Re: Nagios Core Startup Issue

Posted: Wed Mar 12, 2014 12:48 pm
by sreinhardt
Looks like you are probably having an issue here:

Code: Select all

                $NagiosBin -v $NagiosCfgFile > /dev/null 2>&1;
                if [ $? -eq 0 ]; then
Could you run a verification and then run echo $? like so:

Code: Select all

/usr/sbin/nagios -v /etc/nagios/nagios.cfg
echo $?

Re: Nagios Core Startup Issue

Posted: Wed Mar 12, 2014 4:16 pm
by xcomm
Thats where I thought it was dying as I get the echo of :
Starting nagios:CONFIG ERROR! Start aborted. Check your Nagios configuration

But after running nagios -v (config path)
echo $? returns 0

So I wonder where its going bad.

Re: Nagios Core Startup Issue

Posted: Wed Mar 12, 2014 4:27 pm
by xcomm
adding the following from init.
NagiosBin=/usr/sbin/nagios
NagiosCfgFile=/etc/nagios/nagios.cfg

nagiosbin appears correct and every one should be able to execute
-rwxr-xr-x. 1 root root 652384 Aug 30 2013 nagios

config file is at /etc/nagios/nagios.cfg

Its even passing in the first two checks on start where it looks for that. Yet the returned string is
Starting nagios:CONFIG ERROR! Start aborted. Check your Nagios configuration.
suggesting that $? -eq 0 is something other then 0

Re: Nagios Core Startup Issue

Posted: Wed Mar 12, 2014 4:54 pm
by sreinhardt
Well, let's verify exactly what we are getting then.

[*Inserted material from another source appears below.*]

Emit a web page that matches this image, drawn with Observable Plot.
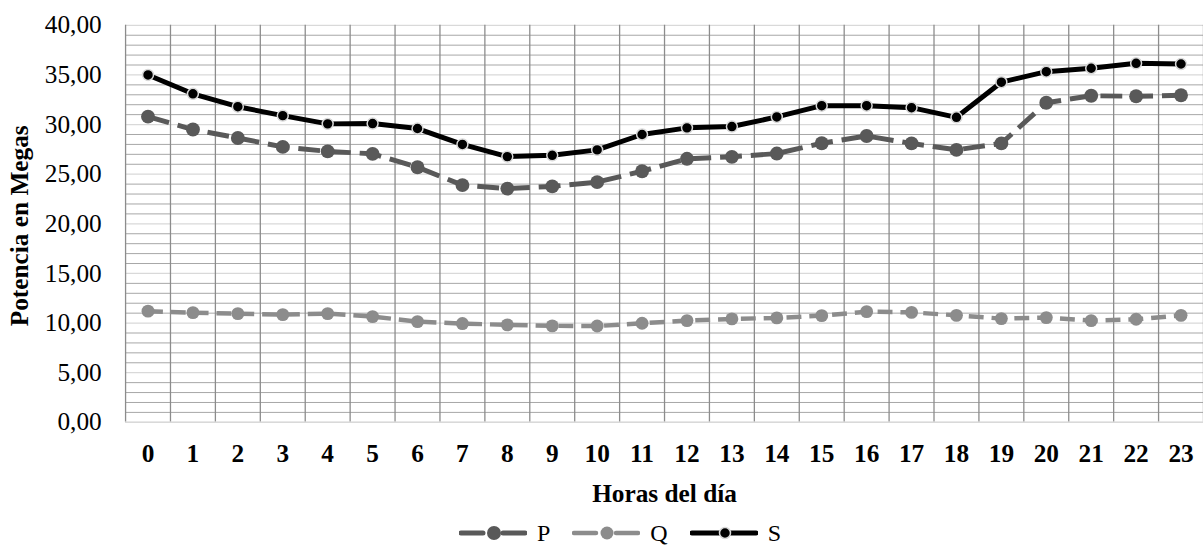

Try altering the init script to have this portion instead for start():

Code: Select all

$NagiosBin -v $NagiosCfgFile ; # removed redirection
                if [ $? -eq 0 ]; then
                        echo "Passed test - exit $?" # Added this
                        touch $NagiosVarDir/nagios.log $NagiosRetentionFile
                        chown $NagiosUser:$NagiosGroup $NagiosVarDir/nagios.log $NagiosRetentionFile
                        rm -f $NagiosCommandFile
                        touch $NagiosRunFile
                        chown $NagiosUser:$NagiosGroup $NagiosRunFile
                        [ -x /sbin/restorecon ] && /sbin/restorecon $NagiosRunFile
                        $NagiosBin -d $NagiosCfgFile
                        if [ -d $NagiosLockDir ]; then touch $NagiosLockDir/$NagiosLockFile; fi
                        echo " done."
                        exit 0
                else
                        echo "Failed test - exit $?" # Added this
                        echo "CONFIG ERROR!  Start aborted.  Check your Nagios configuration."
                        exit 1
                fi
                ;;

Re: Nagios Core Startup Issue

Posted: Wed Mar 12, 2014 5:11 pm
by xcomm
OK, getting some where.
Error: Cannot open resource file '/etc/nagios/private/resource.cfg' for reading!
Read main config file okay...
Processing object config directory '/etc/nagios/objects'...
Error: Could not open config directory '/etc/nagios/objects' for reading.
Error processing object config files!


***> One or more problems was encountered while processing the config files...

Check your configuration file(s) to ensure that they contain valid
directives and data defintions. If you are upgrading from a previous
version of Nagios, you should be aware that some variables/definitions
may have been removed or modified in this version. Make sure to read
the HTML documentation regarding the config files, as well as the
'Whats New' section to find out what has changed.

Failed test - exit 1
CONFIG ERROR! Start aborted. Check your Nagios configuration.
---
Files and folders below to nagios and the nagios group/apache member of group. owner has rw over all and group has r some files are default r also

What should these be? do they all need X?